During a recent hospital appointment, my oncologist mentioned that he wanted me to have six-monthly infusions of a drug called Zometa, to strengthen my bones, for the next three years. It was primarily to protect my bones from the cancer spreading there, he said, but a useful side effect was that it would help to reduce my risk of osteoporosis. Almost as an aside, he mentioned that it isn’t available on the NHS yet, and that my health insurance company are unlikely to cover it, since it’s preventative (this was also true for my oophorectomy and my double mastectomy).
He was right about the health insurance, so I arranged to have it at my local NHS hospital as a ‘top-up’ patient. I didn’t give it much thought. It was one more hospital appointment on the calendar. A couple of days before, Paul asked me whether I knew what the side effects were. I didn’t. He looked them up and read them out to me. It took a long time. I still wasn’t really fazed. I know from having chemo that not everyone experiences every side effect, and that all you can do is wait and see.
The infusion takes about twenty minutes, but for various reasons (filling in paperwork, making the payment over the phone, seeing the oncologist about my blood test results, and plenty of waiting around), we were at the hospital for close to five hours. I was wincing my way through Stephen King’s misery, and didn’t really mind too much. The infusion itself, when I finally had it, was fine. We went home and put the kids to bed.
At some point in the early hours of the next morning, I started having feverish half-dreams. The kind where I hit upon ‘amazing’ ideas for stories and novels that I planned to start the second I awoke (and had no recollection of ten minutes later, which was probably for the best). When I woke up properly, and Paul brought Elodie into bed with us, and Joseph clambered in of his own accord, I realised that I wasn’t well. I was sweating and shivering, aching all over. I was supposed to be looking after both of the children that day (with some help from Paul’s mum) and I just knew that I couldn’t do it.

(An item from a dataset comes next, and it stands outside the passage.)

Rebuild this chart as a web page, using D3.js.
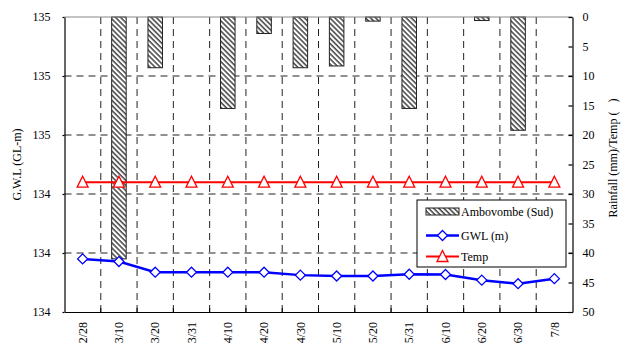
<!DOCTYPE html>
<html>
<head>
<meta charset="utf-8">
<script src="https://cdn.jsdelivr.net/npm/d3@7"></script>
<style>
  html, body { margin: 0; padding: 0; background: #fff; }
  svg { display: block; }
  svg text { font-family: "Liberation Serif", "Times New Roman", serif; font-size: 12px; fill: #000; }
</style>
</head>
<body>
<svg id="chart" width="627" height="350"></svg>
<script>
// Observation dates (10-day periods)
const dates = ["2/28", "3/10", "3/20", "3/31", "4/10", "4/20", "4/30", "5/10", "5/20", "5/31", "6/10", "6/20", "6/30", "7/8"];
// Rainfall at Ambovombe (Sud), mm
const rainfall = [0, 41, 8.6, 0, 15.5, 2.8, 8.6, 8.3, 0.7, 15.5, 0, 0.6, 19.2, 0];
// Groundwater level, GL-m
const gwl = [134.180, 134.171, 134.135, 134.135, 134.135, 134.135, 134.125, 134.122, 134.122, 134.128, 134.127, 134.108, 134.096, 134.113];
// Temperature
const temp = [28, 28, 28, 28, 28, 28, 28, 28, 28, 28, 28, 28, 28, 28];
const gwlTicks = [134.0, 134.2, 134.4, 134.6, 134.8, 135.0];
const rainTicks = [0, 5, 10, 15, 20, 25, 30, 35, 40, 45, 50];

const svg = d3.select("#chart");
const plotLeft = 64.5, plotRight = 572.5, plotTop = 17, plotBottom = 312;

const x = d3.scaleBand().domain(dates).range([plotLeft, plotRight]).padding(0);
const yL = d3.scaleLinear().domain([134.0, 135.0]).range([plotBottom, plotTop]);
const yR = d3.scaleLinear().domain([0, 50]).range([plotTop, plotBottom]);

// Hatch pattern for rainfall bars
const defs = svg.append("defs");
const pat = defs.append("pattern")
  .attr("id", "hatch")
  .attr("patternUnits", "userSpaceOnUse")
  .attr("width", 3.6).attr("height", 10)
  .attr("patternTransform", "rotate(-45)");
pat.append("rect").attr("width", 3.6).attr("height", 10).attr("fill", "#fff");
pat.append("line").attr("x1", 1).attr("y1", 0).attr("x2", 1).attr("y2", 10)
  .attr("stroke", "#333").attr("stroke-width", 1.4);

// Gridlines
const grid = svg.append("g").attr("stroke", "#222").attr("stroke-width", 1).attr("stroke-dasharray", "7,5");
gwlTicks.slice(1, -1).forEach(t => {
  grid.append("line").attr("x1", plotLeft).attr("x2", plotRight).attr("y1", yL(t)).attr("y2", yL(t));
});
dates.slice(1).forEach(d => {
  grid.append("line").attr("x1", x(d)).attr("x2", x(d)).attr("y1", plotTop).attr("y2", plotBottom);
});

// Rainfall bars hanging from the top
const barW = x.bandwidth() * 0.4;
svg.append("g").selectAll("rect")
  .data(dates.map((d, i) => ({ d, v: rainfall[i] })).filter(e => e.v > 0))
  .join("rect")
  .attr("x", e => x(e.d) + x.bandwidth() / 2 - barW / 2)
  .attr("y", yR(0))
  .attr("width", barW)
  .attr("height", e => yR(e.v) - yR(0))
  .attr("fill", "url(#hatch)")
  .attr("stroke", "#222")
  .attr("stroke-width", 1);

// Frame: top border
svg.append("line").attr("x1", plotLeft).attr("x2", plotRight).attr("y1", plotTop).attr("y2", plotTop)
  .attr("stroke", "#888").attr("stroke-width", 1);

// Temperature line
const cx = d => x(d) + x.bandwidth() / 2;
svg.append("path")
  .datum(temp)
  .attr("fill", "none").attr("stroke", "#ff0000").attr("stroke-width", 2)
  .attr("d", d3.line().x((v, i) => cx(dates[i])).y(v => yR(v)));

// Groundwater level line
svg.append("path")
  .datum(gwl)
  .attr("fill", "none").attr("stroke", "#0000ff").attr("stroke-width", 2.5)
  .attr("d", d3.line().x((v, i) => cx(dates[i])).y(v => yL(v)));

const triPath = (px, py) => `M${px},${py - 6}L${px + 5.5},${py + 5}L${px - 5.5},${py + 5}Z`;
const diaPath = (px, py) => `M${px},${py - 5}L${px + 5},${py}L${px},${py + 5}L${px - 5},${py}Z`;

svg.append("g").selectAll("path")
  .data(temp).join("path")
  .attr("d", (v, i) => triPath(cx(dates[i]), yR(v)))
  .attr("fill", "#fff").attr("stroke", "#ff0000").attr("stroke-width", 1.3);

svg.append("g").selectAll("path")
  .data(gwl).join("path")
  .attr("d", (v, i) => diaPath(cx(dates[i]), yL(v)))
  .attr("fill", "#fff").attr("stroke", "#0000ff").attr("stroke-width", 1.3);

// Axes
const axL = svg.append("g").attr("transform", `translate(${plotLeft},0)`)
  .call(d3.axisLeft(yL).tickValues(gwlTicks).tickFormat(d3.format(".0f")).tickSizeInner(2).tickSizeOuter(0).tickPadding(12));
const axR = svg.append("g").attr("transform", `translate(${plotRight},0)`)
  .call(d3.axisRight(yR).tickValues(rainTicks).tickSizeInner(-4).tickSizeOuter(0).tickPadding(10));
const axB = svg.append("g").attr("transform", `translate(0,${plotBottom})`)
  .call(d3.axisBottom(x).tickValues([]).tickSizeOuter(0));

[axL, axR, axB].forEach(a => {
  a.attr("font-family", null).attr("font-size", null);
  a.selectAll("path, line").attr("stroke", "#000").attr("stroke-width", 1.2);
  a.selectAll("text").attr("fill", null);
});

// Bottom ticks at band boundaries (pointing inward)
svg.append("g").selectAll("line")
  .data(dates.slice(1)).join("line")
  .attr("x1", d => x(d)).attr("x2", d => x(d))
  .attr("y1", plotBottom).attr("y2", plotBottom - 4)
  .attr("stroke", "#000").attr("stroke-width", 1);

// Rotated date labels
svg.append("g").selectAll("text")
  .data(dates).join("text")
  .attr("transform", d => `translate(${cx(d)},322) rotate(-90)`)
  .attr("dy", "0.35em")
  .attr("text-anchor", "end")
  .text(d => d);

// Axis titles
svg.append("text")
  .attr("transform", `translate(20.5,${(plotTop + plotBottom) / 2}) rotate(-90)`)
  .attr("text-anchor", "middle")
  .text("G.W.L (GL-m)");
svg.append("text")
  .attr("transform", `translate(617,158) rotate(-90)`)
  .attr("text-anchor", "middle")
  .text("Rainfall (mm)/Temp (\u00a0\u00a0\u00a0)");

// Legend
const lg = svg.append("g");
lg.append("rect").attr("x", 417).attr("y", 200).attr("width", 149).attr("height", 67)
  .attr("fill", "#fff").attr("stroke", "#000").attr("stroke-width", 1);
lg.append("rect").attr("x", 426).attr("y", 208).attr("width", 33).attr("height", 7)
  .attr("fill", "url(#hatch)").attr("stroke", "#222").attr("stroke-width", 1);
lg.append("line").attr("x1", 426).attr("x2", 459).attr("y1", 235.5).attr("y2", 235.5)
  .attr("stroke", "#0000ff").attr("stroke-width", 2.5);
lg.append("path").attr("d", diaPath(442.5, 235.5))
  .attr("fill", "#fff").attr("stroke", "#0000ff").attr("stroke-width", 1.3);
lg.append("line").attr("x1", 426).attr("x2", 459).attr("y1", 256.5).attr("y2", 256.5)
  .attr("stroke", "#ff0000").attr("stroke-width", 2);
lg.append("path").attr("d", triPath(442.5, 256.5))
  .attr("fill", "#fff").attr("stroke", "#ff0000").attr("stroke-width", 1.3);
const lgLabels = ["Ambovombe (Sud)", "GWL (m)", "Temp"];
const lgY = [211.5, 235.5, 256.5];
lg.selectAll("text.lbl").data(lgLabels).join("text")
  .attr("class", "lbl")
  .attr("x", 461).attr("y", (d, i) => lgY[i]).attr("dy", "0.35em")
  .text(d => d);
</script>
</body>
</html>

Luckily, once again, friends and family stepped in. My mum and Paul’s mum juggled childcare for the next couple of days, while I lay in bed with the door propped open so I could feel like I was involved. They kept bringing Elodie up to see me, and Joseph visited often to tell me what he was doing, and apart from feeling hideous, it was quite lovely. A local friend offered to take Joseph out for a couple of hours, and they went to the park and for a drink and a flapjack in a café, and he came back full of smiles and stories.
As all mums know, a couple of days in bed is the stuff that dreams are made of. Unfortunately, whenever you get that time, the circumstances are usually such that you can’t enjoy it. I couldn’t read, couldn’t sleep, couldn’t concentrate on anything for more than a minute or two. I just lay there, useless, often unable to reach out from under the duvet to take paracetamol, because I felt so cold.
And then it was over, as quickly as it had begun, and I felt normal again. Not normal as in how I felt before cancer, but my new normal, which involves aching joints and a lot of tiredness. I’m glad I only have to face this ordeal twice a year, and I’ve read that the first time is often the worst, in terms of side effects. Here’s hoping. If it’s like that every time, I’ll feel a bit put out about having to pay £400 a go to feel like death.
As I came out of the fog, Elodie finally took a turn for the better, too. After weeks and weeks of coughing and wheezing, she’s managed four nights in a row of uninterrupted sleep (ending at 5.30am, which isn’t ideal, but I’ll definitely take it).
When people ask me how I am now, I say I’m fine. That’s it’s all finished. But it’s not, quite. I’ve read in various blogs and articles that it’s never really over, and that’s true. I still have frequent appointments, and I’ll never be able to forget all this or stop being scared that it will come back. When I asked a breast care nurse a while ago whether I can colour my hair now, she said ‘yes, just be normal now’. And it’s easier said than done, but I’m giving it a try.